O'Connell's domain was laid out with gardens and fencing, but work on construction of a permanent residence in stone did not commence until 1855, and was not completed until late 1856.

[1] Amongst O'Connell's regular reports to Sydney was an account of the accidental death on 16 September 1854 of 22 year old Thomas Milles Stratford Riddell, eldest son of the acting NSW colonial secretary.

[1] O'Connell was reinstated as Government Resident in September 1858 to handle the rapid influx of population into the Port Curtis District following the discovery of gold at Canoona.

HH Brown was resident in the Port Curtis District by July 1858, when his son Alfred Henry was born, and was among a small party of Gladstone citizens who had prospected for gold at Canoona in mid-1858 and who were largely responsible for the rush of late 1858.

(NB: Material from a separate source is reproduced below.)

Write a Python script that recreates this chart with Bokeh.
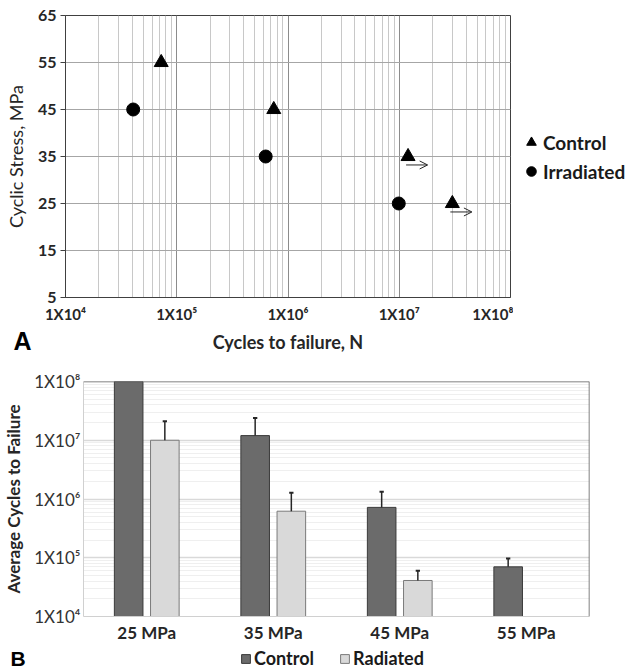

Following the death of Theresa Brown in December 1927, the site was acquired in 1929 from her family (who were resident in Sydney) by Gladstone businessmen and former alderman Henry Friend junior.

[1] During 1954 the highlight of the centenary celebrations was the unveiling by Gladstone's oldest inhabitant, Mrs Fanny Golding, of the cairn in Friend Park commemorating the installation of Captain Maurice O'Connell as Government Resident on 17 April 1854.

[1] In the mid-1950s Gladstone's Junior Chamber of Commerce (established in 1954) made the creation of a children's playground in Friend Park its principal project.

In the late 20th century a decision was made by the Gladstone City Council to remove the stone foundations and remnants of the 1856 government residence.

[1] On Sunday 22 June 2003 a memorial cairn to Francis MacCabe was unveiled in Friend Park by the Mayor of Gladstone Peter Corones.

[1] The foreshore is composed of principally alluvial muds from the Calliope River and various creek systems entering Port Curtis, deposited over Carboniferous sandstones and mudstones of the Wondilla Group.

[1] Above the slope the park comprises an open lawn with specimen trees, including a lone Norfolk Island Pine (Araucaria heterophylla), Ficus sp., palms, and Eucalyptus sp.

[1] While there are no above-ground relics associated with the use of the site as the Port Curtis Government Residence and Domain, there are likely to be sub-surface deposits of archaeological interest.

Although little above-ground evidence remains of the former use of the site as the Port Curtis Government Residence and Domain, the place is significant for its potential to reveal archaeological information which may assist in our understanding of Queensland's history.

This includes evidence of structures and graves on the site, as well as artefacts associated with daily life in the government domain of a remote, mid-19th century British colonial settlement.